Kyrie | Healthfully Rooted Home
Sourdough bread is healthier and more easier digestible than traditional bread because of the fermentation process. It's hard to believe this crunchy on the outside, soft on the inside garlicky bread is actually healthy - but it is!
5 from 3 votes
Prep Time 3 mins
Cook Time 40 mins
Rising and fermenting time 1 d 5 hrs
Total Time 1 d 5 hrs
Course Appetizer, Breakfast, Side Dish
Cuisine American
Servings 2 loaves
Calories 200 kcal


  • Large bowl
  • Water filter (or some way to get filtered water)
  • Kitchen scale
  • Proofing baskets or banneton baskets
  • Dutch oven
  • Razor, lame or knife
  • Parchment paper
  • Tea towel
  • Dough scraper


  • 700 grams All Purpose Einkorn flour you can use another kind of flour for this recipe, but you'll need to adjust the water content accordingly if so.
  • 250 grams Bread flour you can omit this but make up for the grams with your other flour.
  • 550 grams Warm water if you aren't using einkorn flour increase this to 650 g
  • 200 grams Sourdough starter mature and active
  • 20 grams Salt I use celtic sea salt for this recipe
  • 100 grams Peeled garlic cloves
  • Drizzle Olive oil


Prepping Dough

  • Feed your sourdough starter as your normally would - do this several hours before you want to start making your dough. Make sure it is active and has doubled prior to moving to the next step.
  • Combine your flours and warm water in a very large bowl and let this rest for one hour. This is called autolyse and it hydrates the flour and starts the gluten formation process so you don't have to knead the dough.
  • Add your sourdough starter and then mix with your hands to combine. No need to knead! Just make sure the ingredients are fully combined. Use a wet hand to limit sticking. Cover with a damp tea towel and rest for 15 minutes.
  • Add your salt, mixing with wet hands just until incorporated. Let rest for 15 minutes.
  • While this is resting, roast your garlic. Put peeled garlic on baking sheet with a drizzle of olive oil and roast at 400 degrees for about 15 minutes.

Stretch and Folds

  • Add your roasted garlic right before you're about to perform the first stretch and fold.
  • Perform about 4 stretch and folds. The first 2 should be spaced 15 min apart and the second two should be spaced about 30 minutes apart. You may need to do more depends on your dough. At each stretch and fold, gauge how the dough is doing and whether or not you should do another round. If your dough is very elastic and relaxed, do another. If it's tough and hard to pull, you're good. I find about 4 rounds is necessary.
  • Using wet hands, grab the dough starting at the edge farthest from you and pull it up and fold it over itself (closest to your body).
  • Rotate the bowl 180 degrees and do the same thing on this side.
  • Rotate bowl 90 degrees and do the same thing.
  • Rotate the bowl 180 degrees and stretch and fold again.

Bulk Fermentation

  • After your stretch and folds, leave the damp towel over the bowl of dough and let it sit in a warm spot for many hours. The timing varies on your dough and environment.
    There will be a couple defining factors for when the dough has finished the bulk ferment:
    The dough will have doubled in size.
    There may be bubbles that have formed on the surface of the dough
    The dough has relaxed and spread across the bowl (vs. looking bunched in a ball in the center of the bowl).

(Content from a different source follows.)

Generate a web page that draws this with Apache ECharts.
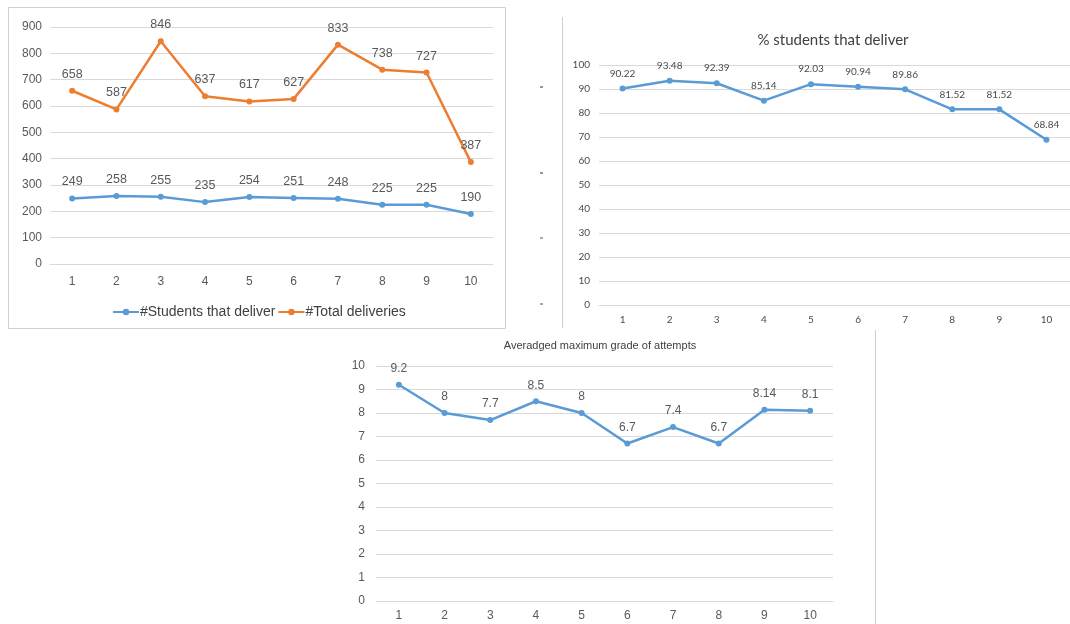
<!DOCTYPE html>
<html><head><meta charset="utf-8">
<script src="https://cdn.jsdelivr.net/npm/echarts@6/dist/echarts.min.js"></script>
<style>html,body{margin:0;padding:0;background:#fff}#c{width:1070px;height:624px}</style>
</head><body><div id="c"></div>
<script>
const categories = ['1','2','3','4','5','6','7','8','9','10'];
const studentsDeliver = [249, 258, 255, 235, 254, 251, 248, 225, 225, 190];
const totalDeliveries = [658, 587, 846, 637, 617, 627, 833, 738, 727, 387];
const pctDeliver = [90.22, 93.48, 92.39, 85.14, 92.03, 90.94, 89.86, 81.52, 81.52, 68.84];
const avgMaxGrade = [9.2, 8, 7.7, 8.5, 8, 6.7, 7.4, 6.7, 8.14, 8.1];
const names = ['#Students that deliver', '#Total deliveries'];
const titles = ['% students that deliver', 'Averadged maximum grade of attempts'];

const BLUE = '#5B9BD5', ORANGE = '#ED7D31', GRID = '#d9d9d9', TXT = '#595959', TXT2 = '#4a4a4a';
const chart = echarts.init(document.getElementById('c'));

function xAx(i, font, size, margin, col) {
  return { type: 'category', gridIndex: i, data: categories, boundaryGap: true,
    axisLine: { lineStyle: { color: GRID } }, axisTick: { show: false },
    axisLabel: { color: col, fontFamily: font, fontSize: size, margin: margin } };
}
function yAx(i, max, interval, font, size, margin, col) {
  return { type: 'value', gridIndex: i, min: 0, max: max, interval: interval,
    axisLine: { show: false }, axisTick: { show: false },
    splitLine: { lineStyle: { color: GRID, width: 1 } },
    axisLabel: { color: col, fontFamily: font, fontSize: size, margin: margin } };
}
function ser(name, data, color, i, font, size, col) {
  return { name: name, type: 'line', xAxisIndex: i, yAxisIndex: i, data: data,
    symbol: 'circle', symbolSize: 6, itemStyle: { color: color },
    lineStyle: { color: color, width: 2.5 },
    label: { show: true, position: 'top', distance: 7, color: col, fontFamily: font, fontSize: size } };
}
const AR = 'Liberation Sans', CA = 'Lato';

chart.setOption({
  animation: false,
  backgroundColor: '#fff',
  title: [
    { text: titles[0], left: 828, textAlign: 'center', top: 28,
      textStyle: { color: '#404040', fontFamily: CA, fontSize: 15, fontWeight: 'normal' } },
    { text: titles[1], left: 595, textAlign: 'center', top: 335,
      textStyle: { color: '#404040', fontFamily: AR, fontSize: 11, fontWeight: 'normal' } }
  ],
  legend: { data: names, left: 107, top: 300, itemWidth: 26, itemHeight: 8, itemGap: 2,
    textStyle: { color: '#404040', fontFamily: AR, fontSize: 14, padding: [0, 0, 0, -4] } },
  grid: [
    { left: 50, top: 27, width: 443, height: 237 },
    { left: 599, top: 65, width: 474, height: 240 },
    { left: 376, top: 366, width: 457, height: 235 }
  ],
  xAxis: [xAx(0, AR, 12, 12, TXT), xAx(1, CA, 10, 10, TXT2), xAx(2, AR, 12, 9, TXT)],
  yAxis: [yAx(0, 900, 100, AR, 12, 8, TXT), yAx(1, 100, 10, CA, 10, 9, TXT2), yAx(2, 10, 1, AR, 12, 11, TXT)],
  series: [
    ser(names[0], studentsDeliver, BLUE, 0, AR, 12.5, TXT),
    ser(names[1], totalDeliveries, ORANGE, 0, AR, 12.5, TXT),
    ser('pct', pctDeliver, BLUE, 1, CA, 10, TXT2),
    ser('grade', avgMaxGrade, BLUE, 2, AR, 12, TXT)
  ],
  graphic: [
    { type: 'rect', shape: { x: 8.5, y: 7.5, width: 497, height: 321 }, style: { fill: 'none', stroke: '#d0d0d0', lineWidth: 1 } },
    { type: 'line', shape: { x1: 562.5, y1: 17, x2: 562.5, y2: 328 }, style: { stroke: '#d0d0d0', lineWidth: 1 } },
    { type: 'line', shape: { x1: 875.5, y1: 330, x2: 875.5, y2: 624 }, style: { stroke: '#d0d0d0', lineWidth: 1 } },
    { type: 'line', shape: { x1: 540, y1: 87, x2: 543, y2: 87 }, style: { stroke: '#333', lineWidth: 1 } },
    { type: 'line', shape: { x1: 540, y1: 173, x2: 543, y2: 173 }, style: { stroke: '#333', lineWidth: 1 } },
    { type: 'line', shape: { x1: 540, y1: 238, x2: 543, y2: 238 }, style: { stroke: '#1a7a3a', lineWidth: 1 } },
    { type: 'line', shape: { x1: 540, y1: 304, x2: 543, y2: 304 }, style: { stroke: '#1a7a3a', lineWidth: 1 } }
  ]
});
</script></body></html>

  • Use a dough scraper to carefully scrape the dough out of your bowl and onto a lightly floured surface.
  • Use a dough scraper to cut the dough down the center (this recipe makes 2 loaves).
  • Shape into 2 balls
  • Let the dough rest for about 30 minutes.
  • Turn the dough over, use floured hands if needed to shape. Bring one side of the dough towards the other (left to right) then do the same (right to left) then do top and bottom and bottom to top so all the corners meet in the middle.
  • Shape the other ball of dough.
  • Place shaped dough in your lightly floured banneton basket (seam side up), cover with plastic wrap and put in the fridge for 12-14 hours.

Bake Bread

  • Preheat a dutch oven in the oven at 500 degrees for at least 30 minutes.
  • Right before you want to bake, remove one basket of dough from the fridge.
  • Flip the dough over onto lightly floured parchment paper (so now the bottom is the top)
  • Lightly dust the top with flour.
  • Use a razor to score your dough. Hold lame or razor at 30-degree angle to the dough surface and cut about 1/2 inch deep into the dough using swift, confident motions.
  • Use two hands to lift your parchment paper that the dough rests on, and put it in your preheated dutch oven.
  • Bake with the dutch oven lid on at 500 degrees for 20 minutes.
  • Drop the heat to 475 degrees and bake with dutch oven lid off for 20 minutes (or until a nice brown crust has formed overtop).
  • Remove from oven and let it rest for an hour (this is the worst part, I know!).
  • Repeat with second loaf


  • Grams vs. Cups - it's best to weigh the ingredients for sourdough bread. My recipe doesn't even suggest cups measurements because everyone's starter, flour and salt weight different amounts. So 1 cup of your starter could weigh something totally different than 1 cup of my starter. Sourdough bread is fickle and needs precise grams of each ingredient.
  • Let your baked bread rest - I know you wont like me for this, but you really do need to let your bread rest for an hour after taking out of the oven. It continues cooking below that delicious looking crust.
  • Scoring - there is a purpose to scoring! It directs the flow of what's called "rapid expansion" and without scoring, your bread could rapidly expand in areas where you don't want it to. Basically scoring is a control mechanism for where the bread will expand.
  • Stretch and folds - you know those gorgeous holes in sourdough bread? This is what creates those! You definitely do not want to skip this step.